Retype exactly the lines from the first one through the line with "plt.rcParams['axes.unicode_minus'] = False", including both ends; skip any pictures.

Dataset excerpt ->

%%

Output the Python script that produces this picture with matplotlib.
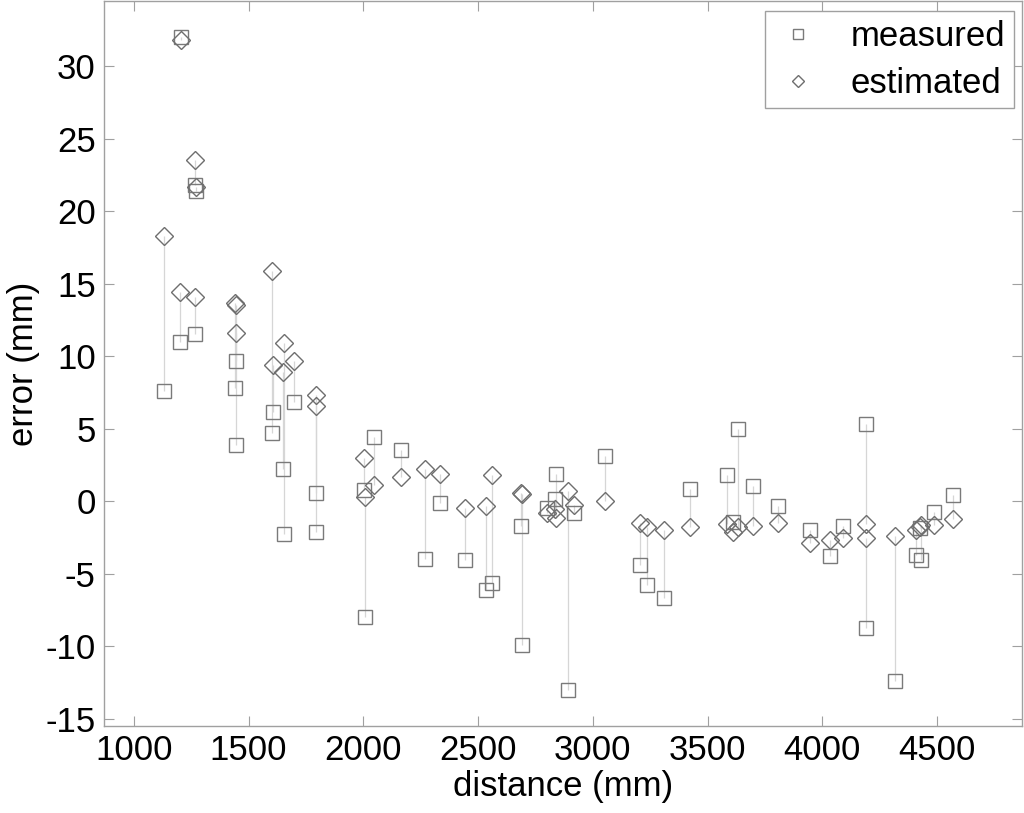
import matplotlib
matplotlib.use('Agg')
import matplotlib.pyplot as plt

plt.rcParams['font.family'] = ['Liberation Sans', 'DejaVu Sans']
plt.rcParams['axes.unicode_minus'] = False

# distance (mm), measured error, estimated error
distance = [1133, 1200, 1207, 1268, 1270, 1268, 1440, 1443, 1447, 1604,
            1606, 1649, 1656, 1698, 1793, 1795, 2004, 2006, 2046, 2162,
            2268, 2336, 2443, 2535, 2562, 2689, 2691, 2800, 2835, 2840,
            2893, 2920, 3051, 3207, 3236, 3308, 3423, 3584, 3612, 3633,
            3700, 3807, 3947, 4033, 4088, 4190, 4192, 4317, 4410, 4425,
            4432, 4486, 4571]
measured = [7.6, 11.0, 32.0, 21.8, 21.4, 11.5, 7.8, 9.7, 3.9, 4.7,
            6.15, 2.2, -2.25, 6.85, 0.6, -2.15, 0.8, -8.0, 4.4, 3.5,
            -3.95, -0.1, -4.05, -6.1, -5.65, -1.7, -9.9, -0.45, 0.15, 1.9,
            -13.0, -0.8, 3.1, -4.4, -5.8, -6.65, 0.85, 1.8, -1.45, 5.0,
            1.08, -0.35, -2.0, -3.75, -1.7, 5.35, -8.75, -12.4, -3.7, -1.85,
            -4.05, -0.75, 0.45]
estimated = [18.3, 14.4, 31.8, 23.5, 21.7, 14.1, 13.7, 13.5, 11.6, 15.9,
             9.4, 8.9, 10.9, 9.65, 7.3, 6.6, 3.0, 0.3, 1.15, 1.7,
             2.2, 1.9, -0.45, -0.35, 1.8, 0.6, 0.5, -0.8, -0.55, -1.15,
             0.7, -0.25, 0.0, -1.5, -1.75, -1.95, -1.8, -1.57, -2.14, -1.8,
             -1.68, -1.5, -2.85, -2.65, -2.55, -1.6, -2.5, -2.4, -2.0, -1.75,
             -1.65, -1.65, -1.2]

fig = plt.figure(figsize=(10.24, 8.13), dpi=100)
ax = fig.add_axes([104 / 1024, 1 - 726 / 813, 918 / 1024, 725 / 813])

ax.vlines(distance, measured, estimated, colors='#d6d6d6', linewidth=0.9, zorder=1)
ax.plot(distance, measured, 's', ms=10, mfc='none', mec='#7a7a7a', mew=1.0,
        label='measured', zorder=2)
ax.plot(distance, estimated, 'D', ms=9, mfc='none', mec='#6e6e6e', mew=1.0,
        label='estimated', zorder=3)

ax.set_xlim(870, 4870)
ax.set_ylim(-15.5, 34.5)
ax.set_xticks([1000, 1500, 2000, 2500, 3000, 3500, 4000, 4500])
ax.set_yticks([-15, -10, -5, 0, 5, 10, 15, 20, 25, 30])
ax.tick_params(direction='in', length=7, width=0.8, color='#a0a0a0',
               top=True, right=True, labelsize=25, pad=6)
for s in ax.spines.values():
    s.set_color('#a0a0a0')
    s.set_linewidth(1.0)

ax.set_xlabel('distance (mm)', fontsize=25, labelpad=2)
ax.set_ylabel('error (mm)', fontsize=25, labelpad=4)

leg = ax.legend(loc='upper right', bbox_to_anchor=(0.991, 0.986), borderaxespad=0,
                fontsize=25, markerscale=0.7, fancybox=False, framealpha=1,
                handletextpad=0.8, borderpad=0.25, labelspacing=0.4, handlelength=1.4)
leg.get_frame().set_edgecolor('#a0a0a0')
leg.get_frame().set_linewidth(1.0)

fig.savefig('out.png', dpi=100)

%%

Full output ->
Output the Python script that produces this picture with matplotlib.
import matplotlib
matplotlib.use('Agg')
import matplotlib.pyplot as plt

plt.rcParams['font.family'] = ['Liberation Sans', 'DejaVu Sans']
plt.rcParams['axes.unicode_minus'] = False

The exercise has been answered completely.